• [What you have to do] Output the first line of the listing and each line after it, up to and including the line that contains "var seriesNames = ['Observado', 'Lineal'];", exactly as written, minus the pictures.

┌────────

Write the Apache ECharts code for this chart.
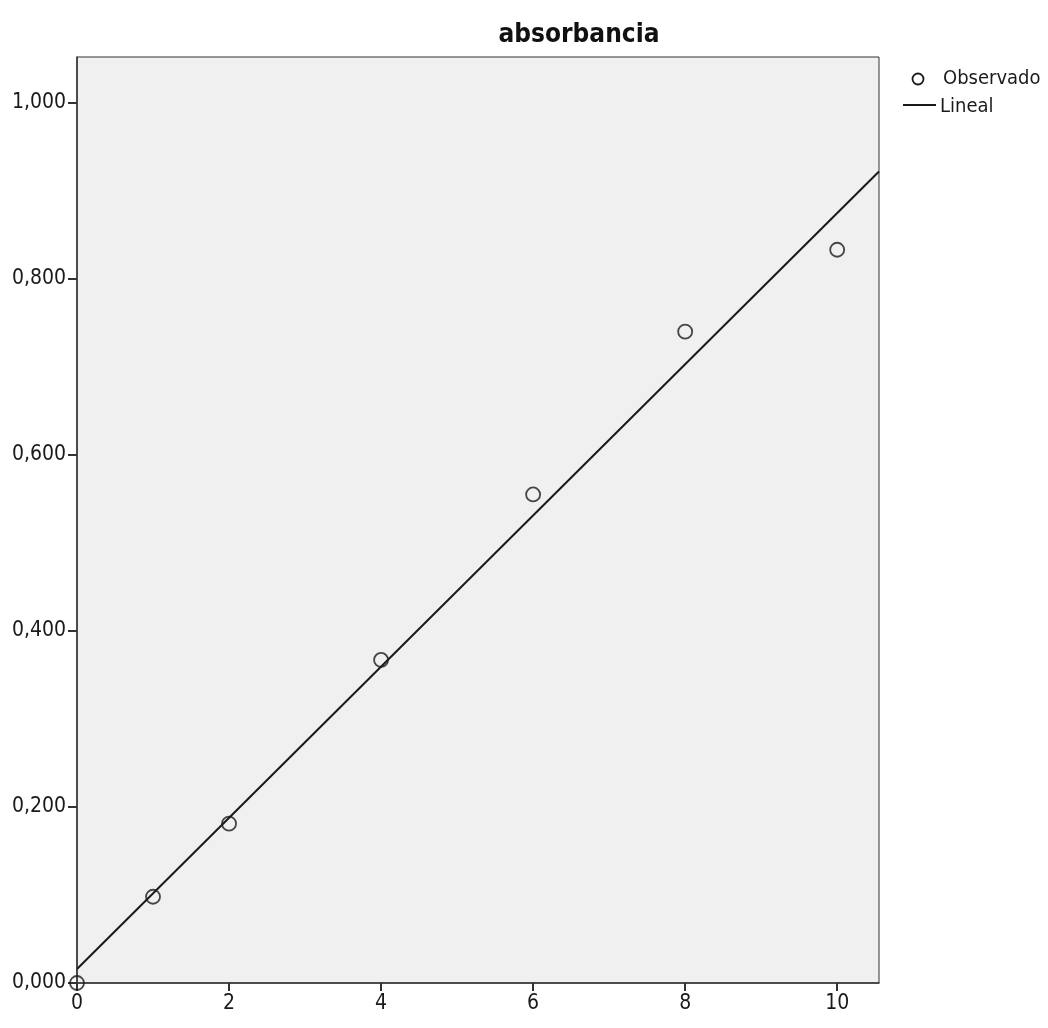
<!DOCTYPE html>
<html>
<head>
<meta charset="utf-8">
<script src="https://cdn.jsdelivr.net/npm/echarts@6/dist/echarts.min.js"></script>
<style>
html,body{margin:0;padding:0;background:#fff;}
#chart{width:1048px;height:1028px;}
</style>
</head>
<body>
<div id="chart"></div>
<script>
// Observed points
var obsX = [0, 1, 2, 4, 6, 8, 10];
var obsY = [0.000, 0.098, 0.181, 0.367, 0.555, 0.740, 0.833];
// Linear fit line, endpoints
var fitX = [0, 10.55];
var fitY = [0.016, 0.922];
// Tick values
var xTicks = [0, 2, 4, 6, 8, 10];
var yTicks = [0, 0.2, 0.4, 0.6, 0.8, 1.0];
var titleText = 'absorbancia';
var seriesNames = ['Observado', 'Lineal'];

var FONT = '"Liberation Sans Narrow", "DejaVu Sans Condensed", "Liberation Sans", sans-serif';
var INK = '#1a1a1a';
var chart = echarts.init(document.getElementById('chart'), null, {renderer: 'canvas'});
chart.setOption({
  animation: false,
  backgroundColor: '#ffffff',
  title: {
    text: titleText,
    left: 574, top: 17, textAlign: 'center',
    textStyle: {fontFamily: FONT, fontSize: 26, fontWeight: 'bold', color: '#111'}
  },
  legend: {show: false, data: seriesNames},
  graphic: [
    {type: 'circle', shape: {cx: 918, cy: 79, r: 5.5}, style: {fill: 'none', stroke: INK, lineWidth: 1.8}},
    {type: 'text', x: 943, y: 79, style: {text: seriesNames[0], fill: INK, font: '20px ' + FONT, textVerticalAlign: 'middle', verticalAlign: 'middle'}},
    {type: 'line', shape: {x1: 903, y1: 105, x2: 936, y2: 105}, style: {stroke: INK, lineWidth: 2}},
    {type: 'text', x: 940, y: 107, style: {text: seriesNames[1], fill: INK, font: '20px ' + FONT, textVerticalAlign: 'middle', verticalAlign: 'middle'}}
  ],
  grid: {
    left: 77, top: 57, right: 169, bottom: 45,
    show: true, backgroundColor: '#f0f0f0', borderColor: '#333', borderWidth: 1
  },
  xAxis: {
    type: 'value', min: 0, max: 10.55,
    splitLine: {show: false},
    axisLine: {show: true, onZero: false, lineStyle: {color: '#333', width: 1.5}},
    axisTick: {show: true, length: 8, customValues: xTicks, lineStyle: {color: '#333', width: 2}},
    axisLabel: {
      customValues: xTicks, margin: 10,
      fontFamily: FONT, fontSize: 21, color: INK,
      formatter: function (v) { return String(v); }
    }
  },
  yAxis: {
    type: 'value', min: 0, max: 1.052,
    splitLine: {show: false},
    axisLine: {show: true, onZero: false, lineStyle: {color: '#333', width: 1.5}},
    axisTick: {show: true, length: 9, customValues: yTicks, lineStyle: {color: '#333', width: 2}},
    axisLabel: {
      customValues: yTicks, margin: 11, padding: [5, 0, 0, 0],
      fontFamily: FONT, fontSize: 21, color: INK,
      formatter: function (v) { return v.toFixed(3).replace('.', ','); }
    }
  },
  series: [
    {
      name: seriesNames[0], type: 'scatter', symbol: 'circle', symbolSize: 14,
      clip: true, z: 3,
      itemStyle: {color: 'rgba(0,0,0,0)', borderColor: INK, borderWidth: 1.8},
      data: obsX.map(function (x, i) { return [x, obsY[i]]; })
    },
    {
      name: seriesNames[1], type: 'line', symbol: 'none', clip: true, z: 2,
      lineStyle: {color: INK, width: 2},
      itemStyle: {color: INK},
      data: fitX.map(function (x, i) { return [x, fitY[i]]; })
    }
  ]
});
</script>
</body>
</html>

└────────

• [Response]
Write the Apache ECharts code for this chart.
<!DOCTYPE html>
<html>
<head>
<meta charset="utf-8">
<script src="https://cdn.jsdelivr.net/npm/echarts@6/dist/echarts.min.js"></script>
<style>
html,body{margin:0;padding:0;background:#fff;}
#chart{width:1048px;height:1028px;}
</style>
</head>
<body>
<div id="chart"></div>
<script>
// Observed points
var obsX = [0, 1, 2, 4, 6, 8, 10];
var obsY = [0.000, 0.098, 0.181, 0.367, 0.555, 0.740, 0.833];
// Linear fit line, endpoints
var fitX = [0, 10.55];
var fitY = [0.016, 0.922];
// Tick values
var xTicks = [0, 2, 4, 6, 8, 10];
var yTicks = [0, 0.2, 0.4, 0.6, 0.8, 1.0];
var titleText = 'absorbancia';
var seriesNames = ['Observado', 'Lineal'];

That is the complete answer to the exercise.